Временами ему случалось иметь и собственное жилье. Помещения, в которых он жил, трудно было назвать комнатами.
«Не комната, а обозначение комнаты», — вспоминал Ладо Гудиашвили. Крохотная каморка, обычно под лестницей и непременно в полуподвале, а то и просто в подвале. Все, что находилось внутри, не создавало уюта. Какой-нибудь стол или ящик, чтобы изредка сесть на него, топчан или несколько досок на кирпичах, чтобы лечь. Иногда — керосиновая лампа. Ведро с водой. То, что нужно для работы. Правда, едва успев завести жилище, он увешивал и уставлял его картинами, которые делал для себя: со стен смотрели олени, лани, Шота Руставели, царица Тамар.

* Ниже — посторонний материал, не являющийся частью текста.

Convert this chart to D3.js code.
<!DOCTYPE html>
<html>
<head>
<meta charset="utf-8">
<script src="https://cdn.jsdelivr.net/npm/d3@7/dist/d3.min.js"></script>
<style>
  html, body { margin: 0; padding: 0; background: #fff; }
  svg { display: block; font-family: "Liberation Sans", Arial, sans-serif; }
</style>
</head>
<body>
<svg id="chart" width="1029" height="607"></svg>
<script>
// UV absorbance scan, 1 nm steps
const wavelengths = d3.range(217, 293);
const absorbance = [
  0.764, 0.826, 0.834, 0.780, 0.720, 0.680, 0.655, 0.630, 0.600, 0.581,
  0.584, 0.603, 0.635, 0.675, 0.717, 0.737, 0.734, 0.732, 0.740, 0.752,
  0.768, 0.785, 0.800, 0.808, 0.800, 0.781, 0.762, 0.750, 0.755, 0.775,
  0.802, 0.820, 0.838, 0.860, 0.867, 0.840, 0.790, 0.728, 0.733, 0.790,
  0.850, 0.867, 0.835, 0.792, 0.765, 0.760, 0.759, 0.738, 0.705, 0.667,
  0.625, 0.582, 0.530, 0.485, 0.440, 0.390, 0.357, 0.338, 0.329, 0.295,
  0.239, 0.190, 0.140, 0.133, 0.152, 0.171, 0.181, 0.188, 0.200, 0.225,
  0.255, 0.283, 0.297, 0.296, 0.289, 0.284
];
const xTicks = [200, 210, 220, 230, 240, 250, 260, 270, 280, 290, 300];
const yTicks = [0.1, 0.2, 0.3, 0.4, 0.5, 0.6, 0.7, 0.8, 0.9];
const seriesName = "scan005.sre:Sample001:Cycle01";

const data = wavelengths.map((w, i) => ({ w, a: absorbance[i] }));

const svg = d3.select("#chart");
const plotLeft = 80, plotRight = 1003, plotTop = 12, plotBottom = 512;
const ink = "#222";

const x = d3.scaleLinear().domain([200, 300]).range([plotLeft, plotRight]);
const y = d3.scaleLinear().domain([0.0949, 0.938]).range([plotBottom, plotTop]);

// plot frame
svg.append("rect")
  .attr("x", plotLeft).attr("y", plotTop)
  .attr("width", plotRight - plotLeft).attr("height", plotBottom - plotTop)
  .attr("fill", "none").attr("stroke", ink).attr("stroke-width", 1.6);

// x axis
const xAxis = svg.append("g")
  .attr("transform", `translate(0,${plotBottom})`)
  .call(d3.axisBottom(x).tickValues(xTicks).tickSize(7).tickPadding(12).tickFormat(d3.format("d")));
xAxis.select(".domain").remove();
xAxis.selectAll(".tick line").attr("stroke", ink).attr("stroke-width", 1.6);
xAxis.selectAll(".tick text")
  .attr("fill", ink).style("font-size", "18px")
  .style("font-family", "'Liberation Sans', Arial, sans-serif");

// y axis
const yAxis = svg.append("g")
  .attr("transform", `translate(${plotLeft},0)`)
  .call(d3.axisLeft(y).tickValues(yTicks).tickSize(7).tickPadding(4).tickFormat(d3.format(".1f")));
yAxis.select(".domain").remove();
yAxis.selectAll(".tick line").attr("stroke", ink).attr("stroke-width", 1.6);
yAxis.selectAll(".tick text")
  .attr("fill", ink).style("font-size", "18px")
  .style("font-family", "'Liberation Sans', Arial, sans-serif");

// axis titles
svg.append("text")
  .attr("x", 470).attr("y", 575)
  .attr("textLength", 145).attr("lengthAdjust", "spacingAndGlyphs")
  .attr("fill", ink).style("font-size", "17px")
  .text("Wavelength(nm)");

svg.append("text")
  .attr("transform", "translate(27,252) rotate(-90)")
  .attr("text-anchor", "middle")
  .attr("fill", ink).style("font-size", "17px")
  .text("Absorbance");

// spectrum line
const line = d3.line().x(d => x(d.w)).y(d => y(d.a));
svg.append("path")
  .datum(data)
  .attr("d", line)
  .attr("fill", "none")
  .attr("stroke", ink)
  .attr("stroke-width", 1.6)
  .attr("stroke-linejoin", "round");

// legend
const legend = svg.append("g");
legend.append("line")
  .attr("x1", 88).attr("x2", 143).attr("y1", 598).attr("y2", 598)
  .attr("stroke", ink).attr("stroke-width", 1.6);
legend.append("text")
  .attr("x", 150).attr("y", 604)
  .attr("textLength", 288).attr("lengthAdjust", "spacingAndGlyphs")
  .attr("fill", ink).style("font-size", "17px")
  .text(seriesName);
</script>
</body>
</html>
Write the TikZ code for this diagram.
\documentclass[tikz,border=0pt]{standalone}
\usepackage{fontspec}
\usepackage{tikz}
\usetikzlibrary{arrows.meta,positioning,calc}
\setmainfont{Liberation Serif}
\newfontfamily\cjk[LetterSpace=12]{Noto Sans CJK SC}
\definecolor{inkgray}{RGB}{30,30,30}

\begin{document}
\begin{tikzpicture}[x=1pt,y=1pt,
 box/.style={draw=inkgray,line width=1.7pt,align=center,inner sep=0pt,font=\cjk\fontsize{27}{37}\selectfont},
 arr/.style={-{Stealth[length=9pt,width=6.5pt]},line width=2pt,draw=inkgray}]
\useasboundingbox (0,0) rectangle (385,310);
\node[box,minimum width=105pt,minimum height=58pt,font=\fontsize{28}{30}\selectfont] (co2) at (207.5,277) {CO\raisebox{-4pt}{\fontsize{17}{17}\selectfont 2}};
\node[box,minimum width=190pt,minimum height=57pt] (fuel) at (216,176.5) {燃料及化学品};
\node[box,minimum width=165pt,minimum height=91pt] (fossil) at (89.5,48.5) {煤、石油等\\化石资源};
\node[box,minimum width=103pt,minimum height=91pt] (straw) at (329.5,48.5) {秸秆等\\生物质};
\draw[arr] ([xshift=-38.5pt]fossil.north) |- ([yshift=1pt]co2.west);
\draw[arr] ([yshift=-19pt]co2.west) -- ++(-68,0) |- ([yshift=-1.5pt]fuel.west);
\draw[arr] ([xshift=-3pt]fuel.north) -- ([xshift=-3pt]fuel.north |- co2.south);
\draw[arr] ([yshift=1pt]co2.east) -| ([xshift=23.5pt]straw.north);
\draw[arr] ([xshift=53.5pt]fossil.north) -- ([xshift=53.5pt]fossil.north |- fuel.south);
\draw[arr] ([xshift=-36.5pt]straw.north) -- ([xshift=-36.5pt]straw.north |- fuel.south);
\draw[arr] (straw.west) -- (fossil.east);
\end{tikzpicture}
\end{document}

Впрочем, и без такого дома обходился Пиросманашвили, потому что большую часть суток он проводил вне его и не всегда даже приходил ночевать. Окончив работу, он просто оставался где-нибудь в углу духана, накрывшись мешками и подложив под голову мешки. В иных местах находился и топчан. В духане Сандро Кочлашвили он спал в дальнем углу, за бочками. Зимой он пристраивался поближе к очагу, летом наслаждался преимуществами, которые дарит прохладный погреб в душную тифлисскую ночь. Его охотно оставляли, потому что в каждом духане он был свой. Наутро он просыпался от скрипа метлы и грохота открываемых ставней — вставал и продолжал неоконченную работу или собирал имущество и шел в другое место.